Let’s not sugarcoat it — networks are messy. Devices get renamed mid-project, subnets appear out of nowhere, and the one guy who *knew* why VLAN 60 existed left six months ago. That’s why this doc exists.
It’s not meant to win formatting awards. It’s meant to save your ass at 2AM when the monitoring dashboard’s flatlined and someone’s asking, “Who set this up?”
This isn’t the full bible of the network, but it’s enough to help you:
– Figure out what connects to what
– See who has access to which bits
– Trace where that mystery 10.0.30.x address leads
– Know who to ping when it’s all falling apart
So yeah — keep it updated. If you change something and don’t jot it down here, you’re just future-you’s worst enemy.
1. Basic Stuff (aka What We’re Dealing With)
– Network Name: Internal LAN — usually referred to as “Techsphere” (or worse things, depending on uptime)
– Owned by: Infra Team — contact Mike or whoever’s not on PTO
– Version: v1.2
– Last sanity check: May 2025
– Main reason this exists: So we don’t have to Slack each other every time someone needs a static IP or asks “Where’s the firewall config?”
2. Overview — What Lives Where
2.1 Topology Sketch
There’s a diagram — yes, an actual diagram — showing the big pieces: DMZ, VLANs, Wi-Fi zones, etc.
Check the shared folder or just yell if it’s missing again. Usually stored in /docs/network-maps/topology-latest.vsdx.
Pro tip: If the diagram doesn’t match reality, assume the network changed and no one told the doc.
2.2 What’s On the Wire (Sample Inventory)
This isn’t the full CMDB. Just the essentials.
Hostname | IP Address | Device | What It Does | Where It Sits |
core-sw-01 | 10.0.0.1 | Cisco 2960X | Core switch | Rack A1 |
edge-fw | 10.0.0.254 | pfSense | Edge firewall | DMZ |
zabbix-srv | 10.0.20.10 | Ubuntu 22.04 | Monitoring (Zabbix) | Server Room |
If it’s not listed here, it’s either new, forgotten, or still on someone’s desk unplugged.
2.3 IP Addressing — Who Lives Where, Exactly
So here’s the rough breakdown of our IP blocks. This isn’t gospel — things drift sometimes — but it’s close enough to navigate the mess.
Subnet | Description | DHCP? | Notes |
10.0.0.0/24 | Core switching layer | No | Static IPs only, for infra gear |
10.0.10.0/24 | Office LAN (users) | Yes | DHCP via AD, leases ~7d |
10.0.20.0/24 | Server VLAN | No | Static, tracked in IPAM |
10.0.30.0/24 | Wi-Fi (staff) | Yes | WPA2-Enterprise via RADIUS |
10.0.40.0/24 | Guest Wi-Fi | Yes | Internet-only VLAN |
10.1.1.0/30 | WAN uplinks | No | Point-to-point links, static |
If someone throws a random 10.0.99.x at you — it’s probably a test bench or lab. We don’t always admit those exist.

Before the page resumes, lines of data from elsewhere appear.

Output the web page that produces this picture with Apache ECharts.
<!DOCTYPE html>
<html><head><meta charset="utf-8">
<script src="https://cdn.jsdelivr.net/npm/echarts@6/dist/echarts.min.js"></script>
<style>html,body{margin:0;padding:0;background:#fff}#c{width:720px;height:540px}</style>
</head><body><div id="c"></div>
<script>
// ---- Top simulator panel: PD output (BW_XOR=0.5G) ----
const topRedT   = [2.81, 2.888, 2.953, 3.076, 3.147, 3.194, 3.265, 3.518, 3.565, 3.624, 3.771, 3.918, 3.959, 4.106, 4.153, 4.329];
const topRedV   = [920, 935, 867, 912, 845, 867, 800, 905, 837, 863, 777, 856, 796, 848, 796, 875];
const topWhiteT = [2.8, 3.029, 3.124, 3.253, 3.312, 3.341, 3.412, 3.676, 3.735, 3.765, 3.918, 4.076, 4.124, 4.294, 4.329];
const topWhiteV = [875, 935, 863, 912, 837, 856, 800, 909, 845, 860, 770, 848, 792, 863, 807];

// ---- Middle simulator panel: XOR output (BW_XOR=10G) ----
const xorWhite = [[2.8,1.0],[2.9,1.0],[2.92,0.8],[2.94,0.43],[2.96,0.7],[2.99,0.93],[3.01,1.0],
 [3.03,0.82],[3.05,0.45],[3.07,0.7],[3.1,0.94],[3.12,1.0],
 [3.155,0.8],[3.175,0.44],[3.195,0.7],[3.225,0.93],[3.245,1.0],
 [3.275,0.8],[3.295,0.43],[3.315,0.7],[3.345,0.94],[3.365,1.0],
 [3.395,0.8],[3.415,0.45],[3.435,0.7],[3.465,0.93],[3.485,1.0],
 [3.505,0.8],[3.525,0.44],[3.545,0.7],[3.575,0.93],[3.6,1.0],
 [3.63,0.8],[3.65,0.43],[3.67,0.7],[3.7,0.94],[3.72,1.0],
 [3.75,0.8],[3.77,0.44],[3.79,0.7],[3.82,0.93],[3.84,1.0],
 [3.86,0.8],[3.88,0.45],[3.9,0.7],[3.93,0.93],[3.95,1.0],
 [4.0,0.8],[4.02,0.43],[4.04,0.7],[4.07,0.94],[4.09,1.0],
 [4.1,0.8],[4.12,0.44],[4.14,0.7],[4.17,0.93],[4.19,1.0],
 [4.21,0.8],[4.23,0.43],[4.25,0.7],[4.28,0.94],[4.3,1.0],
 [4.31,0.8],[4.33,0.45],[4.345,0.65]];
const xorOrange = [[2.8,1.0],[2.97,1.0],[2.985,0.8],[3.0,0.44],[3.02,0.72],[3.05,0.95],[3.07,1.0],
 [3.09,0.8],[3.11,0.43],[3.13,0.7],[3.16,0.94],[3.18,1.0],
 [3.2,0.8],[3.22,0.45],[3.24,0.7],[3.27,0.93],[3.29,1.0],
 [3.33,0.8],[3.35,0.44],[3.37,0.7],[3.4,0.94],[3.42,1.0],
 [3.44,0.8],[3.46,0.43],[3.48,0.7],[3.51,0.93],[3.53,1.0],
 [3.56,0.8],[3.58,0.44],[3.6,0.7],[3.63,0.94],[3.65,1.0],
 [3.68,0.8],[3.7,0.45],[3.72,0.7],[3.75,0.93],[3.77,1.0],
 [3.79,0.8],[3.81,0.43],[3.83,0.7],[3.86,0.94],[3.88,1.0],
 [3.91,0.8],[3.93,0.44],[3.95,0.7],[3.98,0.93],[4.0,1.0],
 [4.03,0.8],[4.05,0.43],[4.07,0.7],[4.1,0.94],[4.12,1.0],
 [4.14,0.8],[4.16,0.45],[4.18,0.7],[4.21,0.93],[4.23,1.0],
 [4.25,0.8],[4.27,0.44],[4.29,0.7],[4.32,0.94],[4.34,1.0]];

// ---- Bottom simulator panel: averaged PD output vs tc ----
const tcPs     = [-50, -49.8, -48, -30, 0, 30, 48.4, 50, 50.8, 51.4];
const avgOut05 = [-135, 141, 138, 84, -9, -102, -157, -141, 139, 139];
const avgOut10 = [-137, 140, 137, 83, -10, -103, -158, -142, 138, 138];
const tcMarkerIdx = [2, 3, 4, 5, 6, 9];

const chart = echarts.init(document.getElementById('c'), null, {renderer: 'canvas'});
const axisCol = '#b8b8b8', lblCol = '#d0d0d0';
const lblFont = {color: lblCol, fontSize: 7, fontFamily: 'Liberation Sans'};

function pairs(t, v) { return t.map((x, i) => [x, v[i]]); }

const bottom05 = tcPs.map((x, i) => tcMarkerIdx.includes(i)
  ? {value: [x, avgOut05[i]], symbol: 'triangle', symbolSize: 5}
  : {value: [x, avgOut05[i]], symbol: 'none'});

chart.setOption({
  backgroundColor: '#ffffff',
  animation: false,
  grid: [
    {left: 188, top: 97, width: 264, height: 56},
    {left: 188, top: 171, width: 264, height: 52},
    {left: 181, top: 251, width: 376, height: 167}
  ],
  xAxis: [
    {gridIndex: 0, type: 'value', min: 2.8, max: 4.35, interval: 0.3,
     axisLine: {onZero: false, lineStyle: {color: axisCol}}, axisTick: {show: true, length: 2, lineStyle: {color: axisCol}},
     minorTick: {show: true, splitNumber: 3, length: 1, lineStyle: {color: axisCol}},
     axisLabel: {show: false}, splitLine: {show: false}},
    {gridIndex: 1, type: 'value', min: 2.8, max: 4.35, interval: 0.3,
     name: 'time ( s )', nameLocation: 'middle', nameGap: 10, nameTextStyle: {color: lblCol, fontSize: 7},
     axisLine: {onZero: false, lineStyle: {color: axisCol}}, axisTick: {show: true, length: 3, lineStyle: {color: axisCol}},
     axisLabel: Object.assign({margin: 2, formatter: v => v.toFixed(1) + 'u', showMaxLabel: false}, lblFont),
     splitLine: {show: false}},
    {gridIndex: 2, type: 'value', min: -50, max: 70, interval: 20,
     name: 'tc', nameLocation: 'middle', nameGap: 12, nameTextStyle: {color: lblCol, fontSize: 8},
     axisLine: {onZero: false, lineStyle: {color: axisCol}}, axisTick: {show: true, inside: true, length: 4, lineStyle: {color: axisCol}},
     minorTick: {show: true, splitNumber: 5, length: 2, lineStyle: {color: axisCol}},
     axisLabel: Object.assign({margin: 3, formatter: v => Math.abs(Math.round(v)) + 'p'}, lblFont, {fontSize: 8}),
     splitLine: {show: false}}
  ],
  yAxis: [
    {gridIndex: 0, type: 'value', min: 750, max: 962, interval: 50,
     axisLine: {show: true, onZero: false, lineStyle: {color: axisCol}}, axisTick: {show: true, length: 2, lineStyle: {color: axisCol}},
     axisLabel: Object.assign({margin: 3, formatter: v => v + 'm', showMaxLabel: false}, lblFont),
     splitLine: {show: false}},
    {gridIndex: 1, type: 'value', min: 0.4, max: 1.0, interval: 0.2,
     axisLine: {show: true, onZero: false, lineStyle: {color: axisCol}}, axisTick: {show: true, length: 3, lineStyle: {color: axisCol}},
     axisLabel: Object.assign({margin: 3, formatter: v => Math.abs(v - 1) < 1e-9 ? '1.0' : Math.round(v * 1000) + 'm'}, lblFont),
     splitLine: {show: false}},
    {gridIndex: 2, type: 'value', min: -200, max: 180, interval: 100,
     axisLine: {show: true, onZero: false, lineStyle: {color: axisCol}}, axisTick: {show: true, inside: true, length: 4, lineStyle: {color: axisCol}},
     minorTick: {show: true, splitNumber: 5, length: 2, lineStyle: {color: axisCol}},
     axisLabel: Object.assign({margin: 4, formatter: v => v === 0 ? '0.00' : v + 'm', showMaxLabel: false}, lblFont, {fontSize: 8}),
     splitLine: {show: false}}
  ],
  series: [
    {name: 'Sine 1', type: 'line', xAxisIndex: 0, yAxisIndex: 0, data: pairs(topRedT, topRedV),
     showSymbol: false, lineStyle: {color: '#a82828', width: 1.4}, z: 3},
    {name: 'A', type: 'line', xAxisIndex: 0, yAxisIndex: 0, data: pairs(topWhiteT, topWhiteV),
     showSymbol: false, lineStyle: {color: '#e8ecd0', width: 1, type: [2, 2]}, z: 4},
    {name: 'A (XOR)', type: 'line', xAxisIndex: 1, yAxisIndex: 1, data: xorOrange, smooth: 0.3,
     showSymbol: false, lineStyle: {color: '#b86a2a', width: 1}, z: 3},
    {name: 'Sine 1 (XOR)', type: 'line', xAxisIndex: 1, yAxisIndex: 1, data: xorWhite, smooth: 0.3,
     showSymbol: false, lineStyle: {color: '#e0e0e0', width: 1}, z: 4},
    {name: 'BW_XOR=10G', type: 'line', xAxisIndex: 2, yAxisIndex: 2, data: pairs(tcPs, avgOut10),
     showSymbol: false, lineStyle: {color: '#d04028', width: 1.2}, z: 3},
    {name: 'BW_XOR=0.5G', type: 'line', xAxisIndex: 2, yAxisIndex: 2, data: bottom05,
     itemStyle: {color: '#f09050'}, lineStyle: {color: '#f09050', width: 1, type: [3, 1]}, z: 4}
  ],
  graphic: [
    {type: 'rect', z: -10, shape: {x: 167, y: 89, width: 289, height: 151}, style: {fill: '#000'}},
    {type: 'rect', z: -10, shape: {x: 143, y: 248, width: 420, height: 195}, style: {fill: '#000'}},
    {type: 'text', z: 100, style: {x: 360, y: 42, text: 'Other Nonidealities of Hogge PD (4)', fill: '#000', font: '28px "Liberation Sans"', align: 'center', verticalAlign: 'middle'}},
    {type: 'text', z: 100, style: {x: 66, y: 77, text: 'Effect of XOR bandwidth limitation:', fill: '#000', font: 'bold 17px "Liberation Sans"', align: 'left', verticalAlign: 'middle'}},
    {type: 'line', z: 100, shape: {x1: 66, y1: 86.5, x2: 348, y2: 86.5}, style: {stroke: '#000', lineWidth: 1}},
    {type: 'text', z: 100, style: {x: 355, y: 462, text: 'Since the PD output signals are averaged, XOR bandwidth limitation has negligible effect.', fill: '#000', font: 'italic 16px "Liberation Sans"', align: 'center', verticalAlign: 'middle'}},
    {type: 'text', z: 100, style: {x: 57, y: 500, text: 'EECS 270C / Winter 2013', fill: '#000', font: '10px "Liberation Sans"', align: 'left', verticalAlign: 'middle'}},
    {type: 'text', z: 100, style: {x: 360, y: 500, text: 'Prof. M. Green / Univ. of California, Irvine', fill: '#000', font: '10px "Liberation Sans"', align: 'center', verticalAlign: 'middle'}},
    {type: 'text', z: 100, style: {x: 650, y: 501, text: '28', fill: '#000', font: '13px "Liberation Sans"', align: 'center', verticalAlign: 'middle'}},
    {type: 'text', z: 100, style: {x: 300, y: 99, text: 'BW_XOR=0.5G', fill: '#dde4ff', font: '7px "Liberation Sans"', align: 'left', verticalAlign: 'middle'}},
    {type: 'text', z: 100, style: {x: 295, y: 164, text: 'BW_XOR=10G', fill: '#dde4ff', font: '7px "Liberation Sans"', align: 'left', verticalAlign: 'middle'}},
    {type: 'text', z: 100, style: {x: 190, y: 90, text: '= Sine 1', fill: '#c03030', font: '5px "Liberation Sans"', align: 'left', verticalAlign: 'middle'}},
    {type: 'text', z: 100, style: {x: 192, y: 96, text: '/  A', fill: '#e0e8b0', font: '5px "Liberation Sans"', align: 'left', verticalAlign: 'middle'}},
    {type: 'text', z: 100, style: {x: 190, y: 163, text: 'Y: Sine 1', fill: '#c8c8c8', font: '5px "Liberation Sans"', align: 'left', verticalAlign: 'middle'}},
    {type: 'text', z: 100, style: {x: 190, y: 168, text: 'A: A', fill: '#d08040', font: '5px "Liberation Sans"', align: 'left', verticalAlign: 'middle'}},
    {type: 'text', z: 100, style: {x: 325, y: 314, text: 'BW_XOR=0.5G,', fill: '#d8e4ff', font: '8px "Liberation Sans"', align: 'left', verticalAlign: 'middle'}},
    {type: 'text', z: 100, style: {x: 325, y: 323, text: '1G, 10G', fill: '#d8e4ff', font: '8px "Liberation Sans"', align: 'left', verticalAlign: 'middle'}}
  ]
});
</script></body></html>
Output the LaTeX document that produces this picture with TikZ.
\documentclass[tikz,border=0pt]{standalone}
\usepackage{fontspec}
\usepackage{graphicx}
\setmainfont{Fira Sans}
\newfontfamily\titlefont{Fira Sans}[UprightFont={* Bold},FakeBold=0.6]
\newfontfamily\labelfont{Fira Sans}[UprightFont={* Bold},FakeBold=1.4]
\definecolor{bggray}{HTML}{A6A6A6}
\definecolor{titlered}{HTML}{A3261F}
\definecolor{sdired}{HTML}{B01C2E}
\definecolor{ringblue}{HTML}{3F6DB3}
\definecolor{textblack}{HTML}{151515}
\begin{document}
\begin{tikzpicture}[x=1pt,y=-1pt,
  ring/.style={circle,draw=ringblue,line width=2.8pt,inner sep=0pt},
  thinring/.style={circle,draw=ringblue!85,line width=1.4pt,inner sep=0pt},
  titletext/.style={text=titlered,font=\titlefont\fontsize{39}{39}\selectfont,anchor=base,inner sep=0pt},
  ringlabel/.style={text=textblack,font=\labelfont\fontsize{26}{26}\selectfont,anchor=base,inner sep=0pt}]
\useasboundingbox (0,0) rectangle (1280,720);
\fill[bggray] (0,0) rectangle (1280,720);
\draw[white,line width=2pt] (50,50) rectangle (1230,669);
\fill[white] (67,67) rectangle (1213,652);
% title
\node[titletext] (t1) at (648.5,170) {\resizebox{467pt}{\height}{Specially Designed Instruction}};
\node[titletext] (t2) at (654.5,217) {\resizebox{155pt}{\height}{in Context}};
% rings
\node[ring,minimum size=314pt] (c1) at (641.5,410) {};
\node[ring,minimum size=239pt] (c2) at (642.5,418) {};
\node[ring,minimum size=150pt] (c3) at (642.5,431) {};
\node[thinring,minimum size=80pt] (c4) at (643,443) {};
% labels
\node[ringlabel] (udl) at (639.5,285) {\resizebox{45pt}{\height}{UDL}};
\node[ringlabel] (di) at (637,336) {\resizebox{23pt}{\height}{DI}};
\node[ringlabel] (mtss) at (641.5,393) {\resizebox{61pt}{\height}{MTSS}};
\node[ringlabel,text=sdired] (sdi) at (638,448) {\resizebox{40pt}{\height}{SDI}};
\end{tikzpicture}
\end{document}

5.2 Disaster Recovery (When It Hits the Fan)
Okay, let’s be real: if something big goes down, this isn’t the full playbook — but it should give you a solid starting point when things get weird.
If the core switch dies:
- Try rebooting first. If it doesn’t come up, replace with cold spare in Rack A2.
- Configs are in /backup/net-configs/ — look for core-sw-01.conf
If pfSense goes offline:
- Check power first. Seriously, 90% of the time it’s a power hiccup.
- We’ve got a clean USB image and config backup in /rescue-images/
- WAN IP might need to be reissued depending on ISP behavior
If monitoring (Zabbix) is down:
- Check if it’s the host (zabbix-srv) or just the frontend
- You can SSH into it using infra SSH key and restart via systemctl restart zabbix-server
Everything else dead?
- Power outage? Check UPS logs.
- If the NAS is down — backups are mirrored to cloud every 24h (check Borg logs)
- Call Mike. Or panic. But preferably call Mike.
DR test was last run in January 2025 — we recovered the whole stack in ~90 mins. Room for improvement? Sure. But it worked.